>>>>>
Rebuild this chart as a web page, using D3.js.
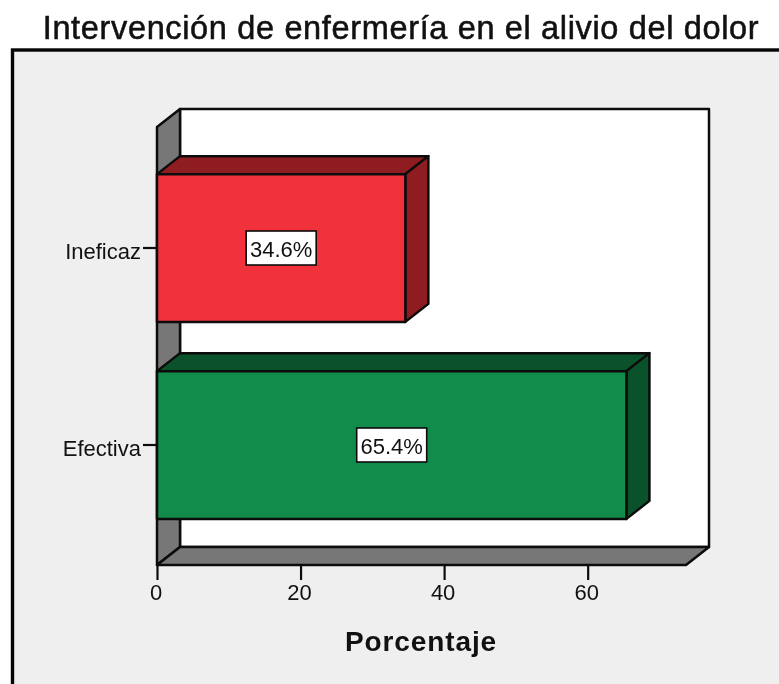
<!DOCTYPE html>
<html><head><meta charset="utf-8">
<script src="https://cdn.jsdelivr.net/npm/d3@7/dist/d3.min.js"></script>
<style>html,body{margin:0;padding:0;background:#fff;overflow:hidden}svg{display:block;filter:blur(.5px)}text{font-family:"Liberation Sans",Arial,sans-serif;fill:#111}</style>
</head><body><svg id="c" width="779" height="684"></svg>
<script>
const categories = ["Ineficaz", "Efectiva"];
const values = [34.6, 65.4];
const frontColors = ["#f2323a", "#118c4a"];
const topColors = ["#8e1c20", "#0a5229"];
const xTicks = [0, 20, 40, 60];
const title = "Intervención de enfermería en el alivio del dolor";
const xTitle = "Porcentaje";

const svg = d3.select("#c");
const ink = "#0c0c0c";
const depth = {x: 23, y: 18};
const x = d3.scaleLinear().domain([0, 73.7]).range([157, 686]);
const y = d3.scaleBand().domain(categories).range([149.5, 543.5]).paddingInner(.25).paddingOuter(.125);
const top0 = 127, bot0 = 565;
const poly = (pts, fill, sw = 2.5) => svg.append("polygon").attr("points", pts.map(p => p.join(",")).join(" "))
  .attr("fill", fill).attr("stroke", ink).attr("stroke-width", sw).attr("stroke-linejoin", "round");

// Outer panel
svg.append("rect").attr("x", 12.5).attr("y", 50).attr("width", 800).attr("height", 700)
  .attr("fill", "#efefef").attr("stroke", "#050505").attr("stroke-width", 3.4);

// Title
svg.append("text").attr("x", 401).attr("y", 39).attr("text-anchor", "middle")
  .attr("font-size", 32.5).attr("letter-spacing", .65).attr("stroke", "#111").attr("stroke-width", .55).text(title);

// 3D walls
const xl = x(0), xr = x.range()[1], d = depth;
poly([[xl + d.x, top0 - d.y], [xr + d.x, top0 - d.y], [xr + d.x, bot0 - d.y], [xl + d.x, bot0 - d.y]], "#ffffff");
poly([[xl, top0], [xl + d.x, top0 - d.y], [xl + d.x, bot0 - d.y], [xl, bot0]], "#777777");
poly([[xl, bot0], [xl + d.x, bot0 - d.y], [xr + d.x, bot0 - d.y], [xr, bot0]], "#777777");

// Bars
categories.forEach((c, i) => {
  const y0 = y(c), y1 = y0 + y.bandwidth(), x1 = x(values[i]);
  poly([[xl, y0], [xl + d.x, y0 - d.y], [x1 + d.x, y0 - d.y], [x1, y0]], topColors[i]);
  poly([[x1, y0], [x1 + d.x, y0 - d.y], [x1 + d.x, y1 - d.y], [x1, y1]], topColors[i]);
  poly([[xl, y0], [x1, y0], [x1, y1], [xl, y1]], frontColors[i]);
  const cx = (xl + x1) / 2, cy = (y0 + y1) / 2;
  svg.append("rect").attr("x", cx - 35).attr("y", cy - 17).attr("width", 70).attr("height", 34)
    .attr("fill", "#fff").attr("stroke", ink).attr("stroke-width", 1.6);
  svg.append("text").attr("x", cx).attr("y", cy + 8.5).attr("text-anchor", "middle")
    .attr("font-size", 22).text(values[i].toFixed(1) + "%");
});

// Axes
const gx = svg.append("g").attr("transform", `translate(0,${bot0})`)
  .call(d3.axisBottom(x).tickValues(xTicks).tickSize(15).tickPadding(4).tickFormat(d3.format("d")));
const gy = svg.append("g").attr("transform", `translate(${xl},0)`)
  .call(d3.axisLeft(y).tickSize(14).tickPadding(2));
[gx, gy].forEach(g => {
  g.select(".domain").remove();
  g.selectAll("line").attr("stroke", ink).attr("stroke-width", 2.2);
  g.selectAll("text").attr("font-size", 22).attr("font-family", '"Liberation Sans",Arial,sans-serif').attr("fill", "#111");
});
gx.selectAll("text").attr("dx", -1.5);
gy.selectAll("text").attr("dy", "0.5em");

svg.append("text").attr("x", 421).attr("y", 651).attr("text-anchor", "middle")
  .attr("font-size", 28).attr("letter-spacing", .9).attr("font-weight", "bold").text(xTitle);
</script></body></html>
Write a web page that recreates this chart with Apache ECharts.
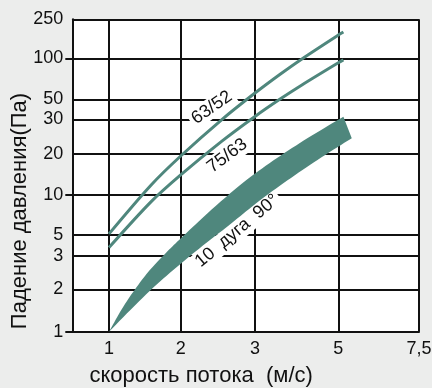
<<<<<
GOAL:
List the lines of the entries that include "chart".

RESULT:
Rebuild this chart as a web page, using D3.js.
Write a web page that recreates this chart with Apache ECharts.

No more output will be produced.